- [OBJECTIVE] Can you set down, exactly as they appear below, the lines from the opening of the material through the one bearing "const rightTicks = [0, 1400, 200];", minus the pictures?
* start DATA EXCERPT *
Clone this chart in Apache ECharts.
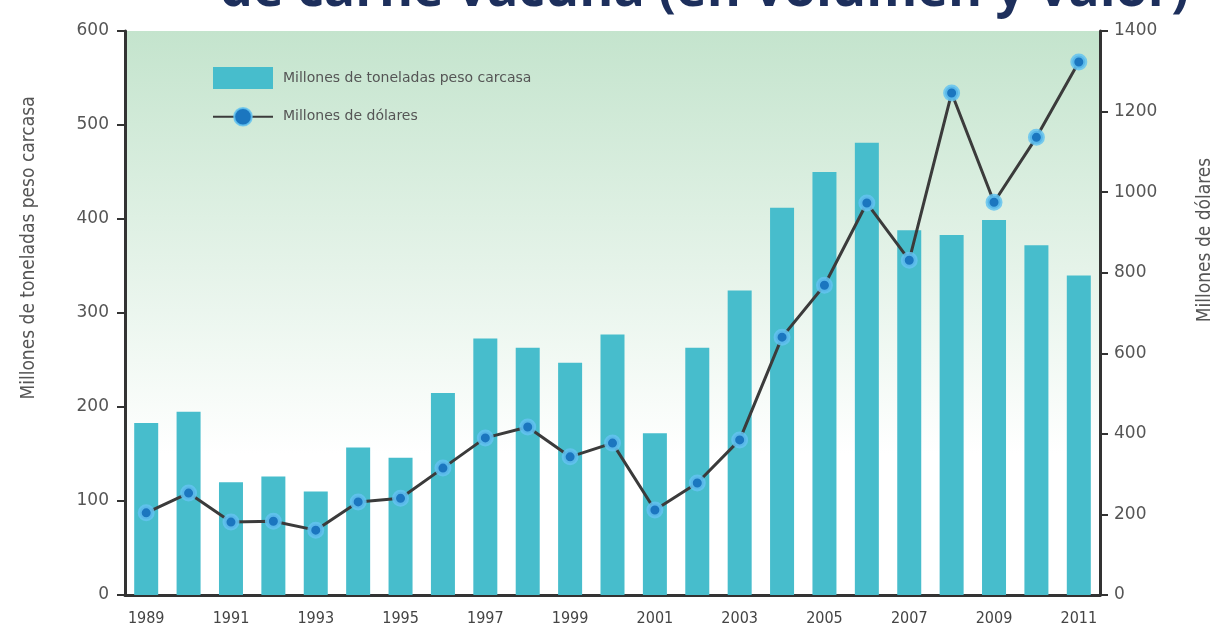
<!DOCTYPE html>
<html>
<head>
<meta charset="utf-8">
<script src="https://cdn.jsdelivr.net/npm/echarts@6/dist/echarts.min.js"></script>
<style>
  html, body { margin: 0; padding: 0; background: #fff; }
  #chart { width: 1220px; height: 643px; }
</style>
</head>
<body>
<div id="chart"></div>
<script>
const years = ['1989', '1990', '1991', '1992', '1993', '1994', '1995', '1996', '1997', '1998', '1999', '2000',
    '2001', '2002', '2003', '2004', '2005', '2006', '2007', '2008', '2009', '2010', '2011'];
const tonnes = [183, 195, 120, 126, 110, 157, 146, 215, 273, 263, 247, 277,
    172, 263, 324, 412, 450, 481, 388, 383, 399, 372, 340];
const dollars = [204, 253, 181, 183, 161, 231, 240, 315, 390, 417, 343, 377,
    211, 278, 385, 640, 769, 973, 831, 1246, 975, 1136, 1323];
const leftTicks = [0, 600, 100];
const rightTicks = [0, 1400, 200];

const chart = echarts.init(document.getElementById('chart'));
const narrow = "'DejaVu Sans Condensed', 'Liberation Sans Narrow', sans-serif";
const wide = "'DejaVu Sans', sans-serif";

const option = {
    animation: false,
    title: {
        text: 'de carne vacuna (en volumen y valor)',
        left: 215,
        top: -40,
        textStyle: {fontSize: 52, fontWeight: 'bold', color: '#1d2f5c', fontFamily: "'Open Sans', sans-serif"}
    },
    legend: {
        orient: 'vertical',
        left: 207,
        top: 62,
        itemWidth: 60,
        itemHeight: 22,
        itemGap: 18,
        textStyle: {fontSize: 14, color: '#555', fontFamily: wide, padding: [0, 0, 0, 5]},
        data: [
            {name: 'Millones de toneladas peso carcasa', icon: 'rect'},
            {name: 'Millones de dólares'}
        ]
    },
    grid: {
        left: 125,
        right: 120,
        top: 31,
        bottom: 48,
        outerBoundsMode: 'none',
        show: true,
        borderWidth: 0,
        backgroundColor: {
            type: 'linear', x: 0, y: 0, x2: 0, y2: 1,
            colorStops: [
                {offset: 0, color: '#c4e4cd'},
                {offset: 0.75, color: '#ffffff'},
                {offset: 1, color: '#ffffff'}
            ]
        }
    },
    xAxis: {
        type: 'category',
        data: years,
        axisLine: {lineStyle: {color: '#333', width: 3}},
        axisTick: {length: 8, lineStyle: {color: '#333', width: 2}},
        axisLabel: {interval: 1, fontSize: 16, color: '#444', fontFamily: narrow, margin: 16}
    },
    yAxis: [{
        type: 'value',
        min: leftTicks[0],
        max: leftTicks[1],
        interval: leftTicks[2],
        name: 'Millones de toneladas peso carcasa',
        nameLocation: 'middle',
        nameGap: 86,
        nameTextStyle: {fontSize: 19, color: '#555', fontFamily: narrow, padding: [0, 0, 0, 130]},
        axisLine: {show: true, lineStyle: {color: '#333', width: 3}},
        axisTick: {show: true, length: 8, lineStyle: {color: '#333', width: 2}},
        axisLabel: {fontSize: 17, color: '#555', fontFamily: wide, margin: 16},
        splitLine: {show: false}
    }, {
        type: 'value',
        min: rightTicks[0],
        max: rightTicks[1],
        interval: rightTicks[2],
        name: 'Millones de dólares',
        nameLocation: 'middle',
        nameGap: 96,
        nameTextStyle: {fontSize: 19, color: '#555', fontFamily: narrow, padding: [0, 0, 0, 146]},
        axisLine: {show: true, lineStyle: {color: '#333', width: 3}},
        axisTick: {show: true, length: 8, lineStyle: {color: '#333', width: 2}},
        axisLabel: {fontSize: 17, color: '#555', fontFamily: wide, margin: 14, formatter: v => String(v)},
        splitLine: {show: false}
    }],
    series: [{
        name: 'Millones de toneladas peso carcasa',
        type: 'bar',
        data: tonnes,
        barWidth: 24,
        itemStyle: {color: '#47bdcc'}
    }, {
        name: 'Millones de dólares',
        type: 'line',
        yAxisIndex: 1,
        data: dollars,
        symbol: 'circle',
        symbolSize: 13,
        lineStyle: {color: '#3b3b3b', width: 3},
        itemStyle: {color: '#1b76bf', borderColor: 'rgba(100,195,240,0.85)', borderWidth: 4}
    }]
};

chart.setOption(option);
</script>
</body>
</html>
* end DATA EXCERPT *
- [REPLY TO THE TASK]
Clone this chart in Apache ECharts.
<!DOCTYPE html>
<html>
<head>
<meta charset="utf-8">
<script src="https://cdn.jsdelivr.net/npm/echarts@6/dist/echarts.min.js"></script>
<style>
  html, body { margin: 0; padding: 0; background: #fff; }
  #chart { width: 1220px; height: 643px; }
</style>
</head>
<body>
<div id="chart"></div>
<script>
const years = ['1989', '1990', '1991', '1992', '1993', '1994', '1995', '1996', '1997', '1998', '1999', '2000',
    '2001', '2002', '2003', '2004', '2005', '2006', '2007', '2008', '2009', '2010', '2011'];
const tonnes = [183, 195, 120, 126, 110, 157, 146, 215, 273, 263, 247, 277,
    172, 263, 324, 412, 450, 481, 388, 383, 399, 372, 340];
const dollars = [204, 253, 181, 183, 161, 231, 240, 315, 390, 417, 343, 377,
    211, 278, 385, 640, 769, 973, 831, 1246, 975, 1136, 1323];
const leftTicks = [0, 600, 100];
const rightTicks = [0, 1400, 200];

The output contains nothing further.